SUR LA CULTURE DE L’ESPRIT EN VUE DE LA RELIGION[1]

[134] Ce que j’ai moi-même reconnu spontanément comme un trait fondamental de la religion, la tendance à vouloir convertir des incroyants et faire d’eux des prosélytes[2], n’est pas ce qui me pousse à présent à vous parler aussi de l’éducation à donner à l’homme en vue de favoriser en lui cette très haute disposition, et de ce qui conditionne cette dernière. Pour atteindre ce but, la religion ne connaît qu’un moyen : s’exprimer et se communiquer librement.

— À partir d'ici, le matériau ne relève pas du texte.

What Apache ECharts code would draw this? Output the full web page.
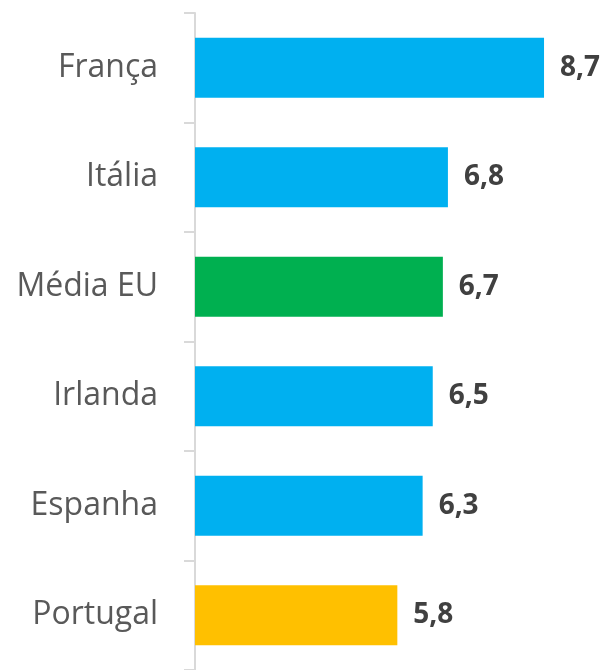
<!DOCTYPE html>
<html>
<head>
<meta charset="utf-8">
<script src="https://cdn.jsdelivr.net/npm/echarts@6/dist/echarts.min.js"></script>
<style>
html,body{margin:0;padding:0;background:#fff;}
#c{width:604px;height:670px;}
</style>
</head>
<body>
<div id="c"></div>
<script>
var categories = ["França", "Itália", "Média EU", "Irlanda", "Espanha", "Portugal"];
var values = [8.7, 6.8, 6.7, 6.5, 6.3, 5.8];
var barColors = ["#00B0F0", "#00B0F0", "#00B050", "#00B0F0", "#00B0F0", "#FFC000"];

var chart = echarts.init(document.getElementById('c'));
chart.setOption({
  animation: false,
  backgroundColor: '#ffffff',
  grid: { left: 195, right: 19.5, top: 13, bottom: -6, containLabel: false },
  xAxis: {
    type: 'value', min: 1.8, max: 9.5, show: false
  },
  yAxis: {
    type: 'category',
    data: categories,
    inverse: true,
    axisLine: { show: true, lineStyle: { color: '#D9D9D9', width: 2 } },
    axisTick: { show: true, length: 11, lineStyle: { color: '#D9D9D9', width: 2 } },
    axisLabel: {
      margin: 37,
      color: '#595959',
      fontSize: 32,
      fontFamily: 'Open Sans',
      padding: [4, 0, 0, 0]
    },
    splitLine: { show: false }
  },
  series: [{
    type: 'bar',
    data: values.map(function (v, i) { return { value: v, itemStyle: { color: barColors[i] } }; }),
    barCategoryGap: '45%',
    label: {
      show: true,
      position: 'right',
      distance: 16,
      formatter: function (p) { return String(p.value).replace('.', ','); },
      color: '#404040',
      fontWeight: 'bold',
      fontSize: 28,
      fontFamily: 'Open Sans',
      padding: [6, 0, 0, 0]
    }
  }]
});
</script>
</body>
</html>
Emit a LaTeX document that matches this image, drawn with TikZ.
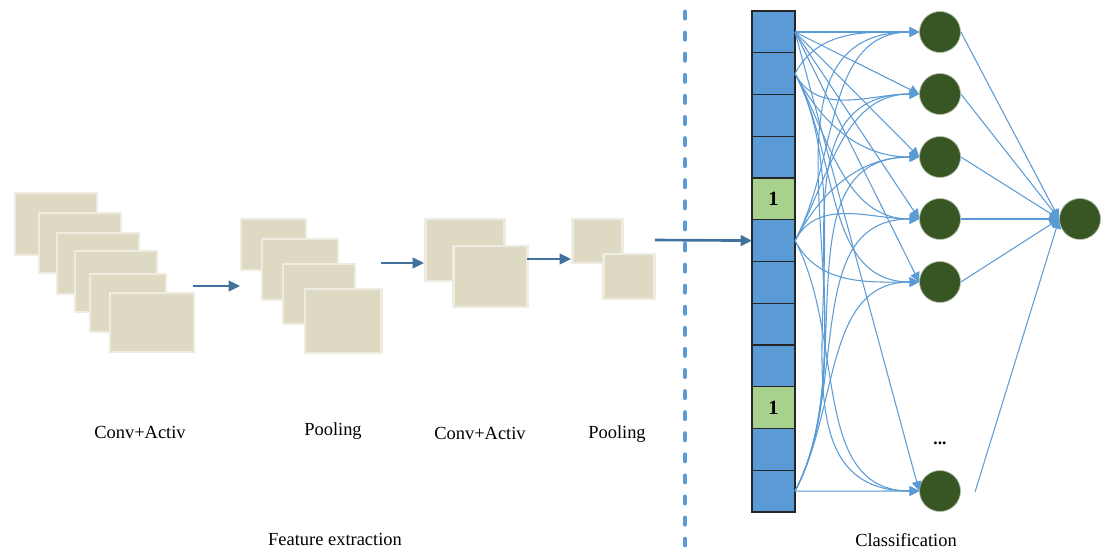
\documentclass[tikz,border=0pt]{standalone}
\usepackage{fontspec}
\setmainfont{Liberation Serif}
\usetikzlibrary{positioning, arrows.meta}
\definecolor{cellblue}{HTML}{5B9BD5}
\definecolor{cellgreen}{HTML}{A9D18E}
\definecolor{neurongreen}{HTML}{375623}
\definecolor{feedblue}{HTML}{41719C}
\definecolor{fmfill}{HTML}{DDD9C3}
\definecolor{fmedge}{HTML}{EEECE1}
\tikzset{
	fmap/.style={fill=fmfill, draw=fmedge, line width=1.7pt}, % one feature map
	feed/.style={->, >={Triangle[length=6.5pt,width=6pt]}, draw=feedblue, line width=1.5pt}, % arrows between stages
	cell/.style={draw=black!85, line width=0.6pt, fill=cellblue, minimum width=0.86cm, minimum height=0.835cm, inner sep=0pt, outer sep=0pt}, % one entry of the flat vector
	neuron/.style={circle, fill=neurongreen, draw=neurongreen!40!white, line width=0.4pt, minimum size=0.82cm, inner sep=0pt}, % fully connected unit
	link/.style={->, >={Triangle[length=5.5pt,width=5.5pt]}, draw=cellblue, line width=0.6pt}, % dense connections
	lbl/.style={font=\fontsize{10.5}{12}\selectfont}, % captions
}
\begin{document}
\begin{tikzpicture}[x=0.02cm, y=-0.02cm]
	\useasboundingbox (0,0) rectangle (1111,551);
	% feature extraction
	\draw[fmap] (15,193) rectangle (97,255);
	\draw[fmap] (39,213) rectangle (121,273);
	\draw[fmap] (57,233) rectangle (139,294);
	\draw[fmap] (75,251) rectangle (157,312);
	\draw[fmap] (90,274) rectangle (166,332);
	\draw[fmap] (110,293) rectangle (194,352);
	\draw[fmap] (241,219) rectangle (306,270);
	\draw[fmap] (262,239) rectangle (338,300);
	\draw[fmap] (283,264) rectangle (355,324);
	\draw[fmap] (305,289) rectangle (381,353);
	\draw[fmap] (425,219) rectangle (504,281);
	\draw[fmap] (453,246) rectangle (527,307);
	\draw[fmap] (572,219) rectangle (622,263);
	\draw[fmap] (603,254) rectangle (654,299);
	\coordinate (a1s) at (193,286);
	\coordinate (a1e) at (240,286);
	\coordinate (a2s) at (381,263);
	\coordinate (a2e) at (424,263);
	\coordinate (a3s) at (527,259);
	\coordinate (a3e) at (571,259);
	\draw[feed] (a1s) -- (a1e);
	\draw[feed] (a2s) -- (a2e);
	\draw[feed] (a3s) -- (a3e);
	\node[lbl] (conv1) at (140,432) {Conv+Activ};
	\node[lbl] (pool1) at (333,431) {Pooling};
	\node[lbl] (conv2) at (480,433) {Conv+Activ};
	\node[lbl] (pool2) at (617,434) {Pooling};
	\node[lbl] (fe) at (335,539) {Feature extraction};
	% separator
	\coordinate (septop) at (685,12);
	\coordinate (sepbot) at (685,545);
	\draw[cellblue, line width=2.8pt, line cap=round, dash pattern=on 3.5pt off 8.5pt] (septop) -- (sepbot);
	% flattened vector
	\foreach \i in {1,...,12}
		\node[cell] (c\i) at (773.5,{11+41.75*(\i-0.5)}) {};
	\node[cell, fill=cellgreen, font=\bfseries\fontsize{11.5}{12}\selectfont] at (c5) {1};
	\node[cell, fill=cellgreen, font=\bfseries\fontsize{11.5}{12}\selectfont] at (c10) {1};
	\coordinate (in) at (655,240);
	\draw[feed] (in) -- (c6.west);
	% classifier
	\foreach \h/\hy in {1/32,2/94,3/157,4/219,5/282,6/491}
		\node[neuron] (h\h) at (940,\hy) {};
	\node[neuron] (out) at (1080,219) {};
	\node[font=\bfseries] (dots) at (940,443) {...};
	\foreach \h in {1,...,6}
		\draw[link] (c1.east |- 0,32) -- (h\h.west);
	\foreach \s/\sy in {2/74,6/240,12/491}
		\foreach \h/\hy in {1/32,2/94,3/157,4/219,5/282,6/491} {
			\pgfmathsetmacro\ang{\hy<\sy ? 62 : (\hy>\sy ? -62 : 0)}
			\draw[link] (c\s.east) to[out=\ang, in=180] (h\h.west);
		}
	\foreach \h in {1,...,5}
		\draw[link] (h\h.east) -- (out.west);
	\coordinate (h6r) at (975,492);
	\draw[link] (h6r) -- (out.west);
	\node[lbl] (cls) at (906,540) {Classification};
\end{tikzpicture}
\end{document}
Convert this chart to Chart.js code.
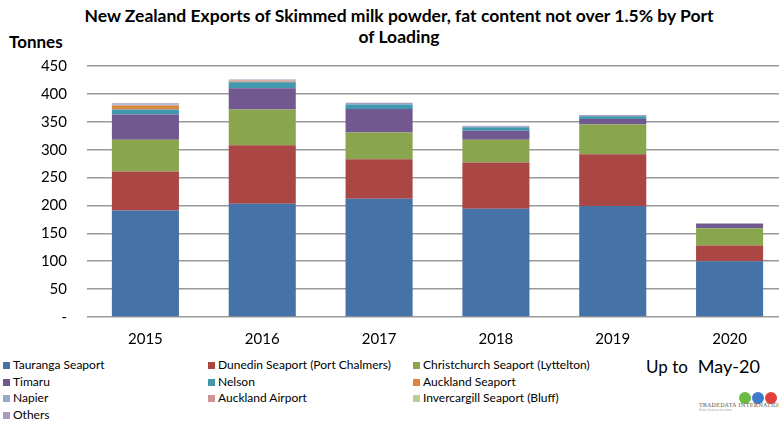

Quand elle se meut avec toute la force qui lui est propre, quand elle entraîne avec elle, dans le courant de ce mouvement, et met au service de ce dernier toutes les facultés de son esprit, elle s’attend aussi à pénétrer jusqu’au plus intime de tout individu qui [135] respire son atmosphère, elle s’attend à ce que tout ce qui en lui est de même nature qu’elle subisse son influence[3], parvienne, porté par le même élan, à la conscience de son existence, et réjouisse, par la réponse d’une intonation apparentée, celui qui a lancé cet appel, et dont l’oreille est avide de cet écho.

C’est ainsi seulement, par les manifestations naturelles de sa propre vie, qu’elle veut faire naître ce qui lui est semblable, et là où elle n’y réussit pas, elle dédaigne fièrement toute incitation étrangère, tout procédé violent, tranquillisée par la conviction que l’heure n’est pas encore

  1. Ueber die Bildung zur Religion.
  2. Cf. p. 49 et 187.
  3. Version de B. A disait plus abstraitement : que chaque partie homogène soit touchée.